The Fox News poll shows just 18 percent of independents have a favorable opinion of DeSantis, while 61 percent have an unfavorable one. While independents often take a dim view of big-name politicians, DeSantis has gone from a minus 16 net favorability among them in December and minus 20 in April to minus 43 today. That minus 43 split is now worse than the ever-polarizing Trump (minus 36). Fewer independents like DeSantis (18 percent) than the lesser-known Ramaswamy (28 percent).

The South Carolina poll offers similar lessons. Among non-Republicans who could vote in the state primary, just 11 percent like DeSantis, while a whopping 67 percent dislike him. (Only Ramaswamy and Trump compare, and neither is as far underwater.) DeSantis also takes just 2 percent of these voters, placing seventh among them.

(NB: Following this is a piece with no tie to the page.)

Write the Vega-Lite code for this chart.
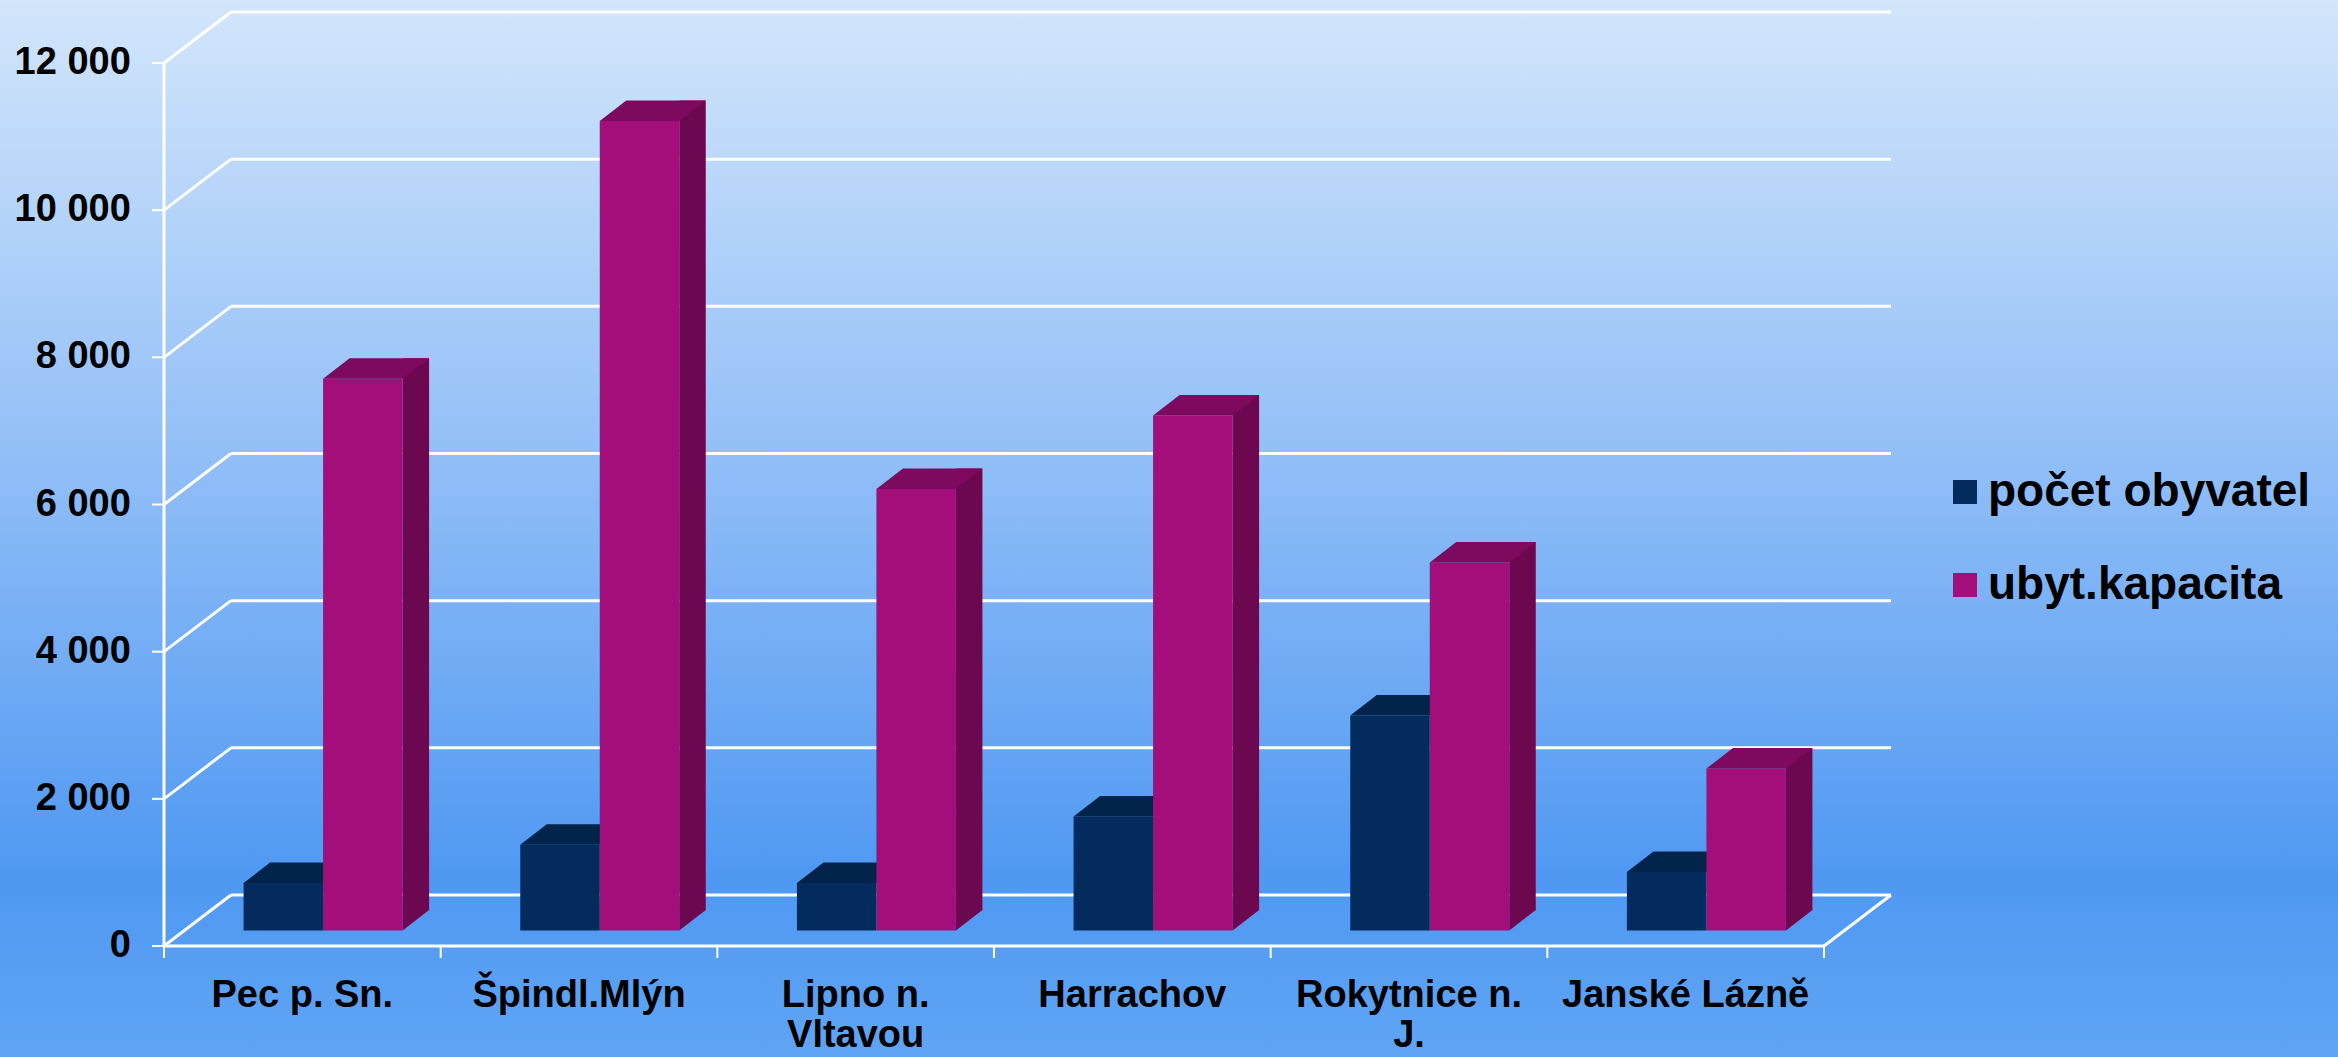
{
  "$schema": "https://vega.github.io/schema/vega-lite/v6.json",
  "width": 2338,
  "height": 1057,
  "autosize": "none",
  "padding": 0,
  "background": "#5ea4f4",
  "config": {
    "view": {
      "stroke": null,
      "fill": {
        "gradient": "linear",
        "x1": 0, "y1": 0, "x2": 0, "y2": 1,
        "stops": [
          {"offset": 0, "color": "#d3e6fb"},
          {"offset": 0.45, "color": "#8fbdf7"},
          {"offset": 0.83, "color": "#4f98f2"},
          {"offset": 1, "color": "#60a5f4"}
        ]
      }
    },
    "font": "Liberation Sans",
    "locale": {"number": {"decimal": ",", "thousands": " ", "grouping": [3], "currency": ["", " Kč"]}}
  },
  "datasets": {
    "hodnoty": [
      {"misto": "Pec p. Sn.", "ukazatel": "počet obyvatel", "hodnota": 645},
      {"misto": "Špindl.Mlýn", "ukazatel": "počet obyvatel", "hodnota": 1167},
      {"misto": "Lipno n. Vltavou", "ukazatel": "počet obyvatel", "hodnota": 645},
      {"misto": "Harrachov", "ukazatel": "počet obyvatel", "hodnota": 1549},
      {"misto": "Rokytnice n. J.", "ukazatel": "počet obyvatel", "hodnota": 2921},
      {"misto": "Janské Lázně", "ukazatel": "počet obyvatel", "hodnota": 795},
      {"misto": "Pec p. Sn.", "ukazatel": "ubyt.kapacita", "hodnota": 7500},
      {"misto": "Špindl.Mlýn", "ukazatel": "ubyt.kapacita", "hodnota": 11000},
      {"misto": "Lipno n. Vltavou", "ukazatel": "ubyt.kapacita", "hodnota": 6000},
      {"misto": "Harrachov", "ukazatel": "ubyt.kapacita", "hodnota": 7000},
      {"misto": "Rokytnice n. J.", "ukazatel": "ubyt.kapacita", "hodnota": 5000},
      {"misto": "Janské Lázně", "ukazatel": "ubyt.kapacita", "hodnota": 2200}
    ],
    "mrizka": [
      {"v": 0}, {"v": 2000}, {"v": 4000}, {"v": 6000}, {"v": 8000}, {"v": 10000}, {"v": 12000}
    ]
  },
  "layer": [
    {
      "data": {"name": "mrizka"},
      "mark": {"type": "rule", "color": "white", "strokeWidth": 3, "xOffset": -71.33, "x2Offset": 205.33, "yOffset": -51},
      "encoding": {
        "x": {
          "datum": "Pec p. Sn.", "type": "nominal",
          "scale": {
            "type": "band",
            "domain": ["Pec p. Sn.", "Špindl.Mlýn", "Lipno n. Vltavou", "Harrachov", "Rokytnice n. J.", "Janské Lázně"],
            "range": [164, 1824],
            "paddingInner": 0,
            "paddingOuter": 0
          },
          "axis": null
        },
        "x2": {"datum": "Janské Lázně"},
        "y": {
          "field": "v", "type": "quantitative",
          "scale": {"domain": [0, 12000], "range": [946, 63], "nice": false, "zero": true},
          "axis": null
        }
      }
    },
    {
      "data": {"name": "mrizka"},
      "mark": {"type": "rule", "color": "white", "strokeWidth": 3, "xOffset": -138.33, "x2Offset": -71.33, "y2Offset": -51},
      "encoding": {
        "x": {"datum": "Pec p. Sn.", "type": "nominal", "axis": null},
        "x2": {"datum": "Pec p. Sn."},
        "y": {"field": "v", "type": "quantitative", "axis": null},
        "y2": {"field": "v"}
      }
    },
    {
      "data": {"name": "mrizka"},
      "transform": [{"filter": "datum.v == 0"}],
      "mark": {"type": "rule", "color": "white", "strokeWidth": 3, "xOffset": 138.33, "x2Offset": 205.33, "y2Offset": -51},
      "encoding": {
        "x": {"datum": "Janské Lázně", "type": "nominal", "axis": null},
        "x2": {"datum": "Janské Lázně"},
        "y": {"field": "v", "type": "quantitative", "axis": null},
        "y2": {"field": "v"}
      }
    },
    {
      "data": {"name": "mrizka"},
      "transform": [{"filter": "datum.v == 0"}],
      "mark": {"type": "rule", "color": "white", "strokeWidth": 3, "xOffset": -138.33},
      "encoding": {
        "x": {"datum": "Pec p. Sn.", "type": "nominal", "axis": null},
        "y": {"field": "v", "type": "quantitative", "axis": null},
        "y2": {"datum": 12000}
      }
    },
    {
      "data": {"name": "mrizka"},
      "mark": {"type": "rule", "color": "white", "strokeWidth": 2, "xOffset": -150.33, "x2Offset": -138.33},
      "encoding": {
        "x": {"datum": "Pec p. Sn.", "type": "nominal", "axis": null},
        "x2": {"datum": "Pec p. Sn."},
        "y": {"field": "v", "type": "quantitative", "axis": null}
      }
    },
    {
      "data": {"name": "mrizka"},
      "mark": {"type": "text", "align": "right", "baseline": "middle", "xOffset": -171.5, "font": "Liberation Sans", "fontSize": 38, "fontWeight": "bold", "color": "black"},
      "encoding": {
        "x": {"datum": "Pec p. Sn.", "type": "nominal", "axis": null},
        "y": {"field": "v", "type": "quantitative", "axis": null},
        "text": {"field": "v", "type": "quantitative", "format": ","}
      }
    },
    {
      "data": {"name": "mrizka"},
      "transform": [{"filter": "datum.v == 0"}],
      "mark": {"type": "rule", "color": "white", "strokeWidth": 3, "xOffset": -138.33, "x2Offset": 138.33},
      "encoding": {
        "x": {"datum": "Pec p. Sn.", "type": "nominal", "axis": null},
        "x2": {"datum": "Janské Lázně"},
        "y": {"field": "v", "type": "quantitative", "axis": null}
      }
    },
    {
      "data": {"name": "hodnoty"},
      "transform": [{"filter": "datum.ukazatel == 'počet obyvatel'"}],
      "mark": {"type": "rule", "color": "white", "strokeWidth": 2, "xOffset": -138.33, "y2Offset": 12},
      "encoding": {
        "x": {"field": "misto", "type": "nominal", "axis": null},
        "y": {"datum": 0, "type": "quantitative", "axis": null},
        "y2": {"datum": 0}
      }
    },
    {
      "data": {"name": "mrizka"},
      "transform": [{"filter": "datum.v == 0"}],
      "mark": {"type": "rule", "color": "white", "strokeWidth": 2, "xOffset": 138.33, "y2Offset": 12},
      "encoding": {
        "x": {"datum": "Janské Lázně", "type": "nominal", "axis": null},
        "y": {"field": "v", "type": "quantitative", "axis": null},
        "y2": {"field": "v"}
      }
    },
    {
      "data": {"name": "hodnoty"},
      "transform": [{"filter": "datum.ukazatel == 'počet obyvatel'"}],
      "mark": {"type": "text", "align": "center", "baseline": "alphabetic", "yOffset": 61, "lineHeight": 40, "font": "Liberation Sans", "fontSize": 38, "fontWeight": "bold", "color": "black"},
      "encoding": {
        "x": {"field": "misto", "type": "nominal", "axis": null},
        "y": {"datum": 0, "type": "quantitative", "axis": null},
        "text": {
          "condition": [
            {"test": "datum.misto == 'Lipno n. Vltavou'", "value": ["Lipno n.", "Vltavou"]},
            {"test": "datum.misto == 'Rokytnice n. J.'", "value": ["Rokytnice n.", "J."]}
          ],
          "field": "misto", "type": "nominal"
        }
      }
    },
    {
      "data": {"name": "hodnoty"},
      "transform": [{"filter": "datum.ukazatel == 'počet obyvatel'"}],
      "mark": {"type": "bar", "width": 79.5, "xOffset": -19, "yOffset": -15.5, "y2Offset": -15.5, "strokeWidth": 0},
      "encoding": {
        "x": {"field": "misto", "type": "nominal", "axis": null},
        "y": {"field": "hodnota", "type": "quantitative", "axis": null},
        "color": {
          "field": "ukazatel", "type": "nominal",
          "scale": {"domain": ["počet obyvatel", "ubyt.kapacita"], "range": ["#042b5e", "#a30e7b"]},
          "legend": {
            "title": null,
            "orient": "none",
            "legendX": 1942,
            "legendY": 469,
            "padding": 0,
            "symbolType": "square",
            "symbolSize": 576,
            "symbolStrokeWidth": 0,
            "labelFont": "Liberation Sans",
            "labelFontSize": 46,
            "labelFontWeight": "bold",
            "labelColor": "black",
            "labelOffset": 0,
            "labelLimit": 500,
            "rowPadding": 47
          }
        }
      }
    },
    {
      "data": {"name": "hodnoty"},
      "transform": [{"filter": "datum.ukazatel == 'počet obyvatel'"}],
      "mark": {"type": "point", "shape": "M -58.75 -15.5 L 20.75 -15.5 L 47.25 -36 L -32.25 -36 Z", "size": 4, "filled": true, "color": "#02244b", "opacity": 1, "strokeWidth": 0},
      "encoding": {
        "x": {"field": "misto", "type": "nominal", "axis": null},
        "y": {"field": "hodnota", "type": "quantitative", "axis": null}
      }
    },
    {
      "data": {"name": "hodnoty"},
      "transform": [{"filter": "datum.ukazatel == 'ubyt.kapacita'"}],
      "mark": {"type": "bar", "width": 26.5, "xOffset": 113.5, "yOffset": -36, "y2Offset": -36, "color": "#6b0850", "strokeWidth": 0},
      "encoding": {
        "x": {"field": "misto", "type": "nominal", "axis": null},
        "y": {"field": "hodnota", "type": "quantitative", "axis": null}
      }
    },
    {
      "data": {"name": "hodnoty"},
      "transform": [{"filter": "datum.ukazatel == 'ubyt.kapacita'"}],
      "mark": {"type": "point", "shape": "M 100.25 -15.5 L 100.25 -37 L 126.75 -37 L 126.75 -36 Z", "size": 4, "filled": true, "color": "#6b0850", "opacity": 1, "strokeWidth": 0},
      "encoding": {
        "x": {"field": "misto", "type": "nominal", "axis": null},
        "y": {"datum": 0, "type": "quantitative", "axis": null}
      }
    },
    {
      "data": {"name": "hodnoty"},
      "transform": [{"filter": "datum.ukazatel == 'ubyt.kapacita'"}],
      "mark": {"type": "bar", "width": 79.5, "xOffset": 60.5, "yOffset": -15.5, "y2Offset": -15.5, "strokeWidth": 0},
      "encoding": {
        "x": {"field": "misto", "type": "nominal", "axis": null},
        "y": {"field": "hodnota", "type": "quantitative", "axis": null},
        "color": {"field": "ukazatel", "type": "nominal"}
      }
    },
    {
      "data": {"name": "hodnoty"},
      "transform": [{"filter": "datum.ukazatel == 'ubyt.kapacita'"}],
      "mark": {"type": "point", "shape": "M 20.75 -15.5 L 100.25 -15.5 L 126.75 -36 L 47.25 -36 Z", "size": 4, "filled": true, "color": "#7d0a5e", "opacity": 1, "strokeWidth": 0},
      "encoding": {
        "x": {"field": "misto", "type": "nominal", "axis": null},
        "y": {"field": "hodnota", "type": "quantitative", "axis": null}
      }
    }
  ]
}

None of this means DeSantis could not be a player if Trump falters. He is still generally running in second place, and polls of Iowa have been friendlier to him than national polls. It is also not clear what he could have done differently in a party that is generally unconcerned with (or has a warped view of) electability, and in which contenders have to appeal to Trump supporters to have a shot in the primaries.

But what is clear is that DeSantis has done an extremely poor job threading that needle. If the door to a Trump alternative ultimately opens, which is a big if, Republicans no longer have such an obvious and pragmatic alternative.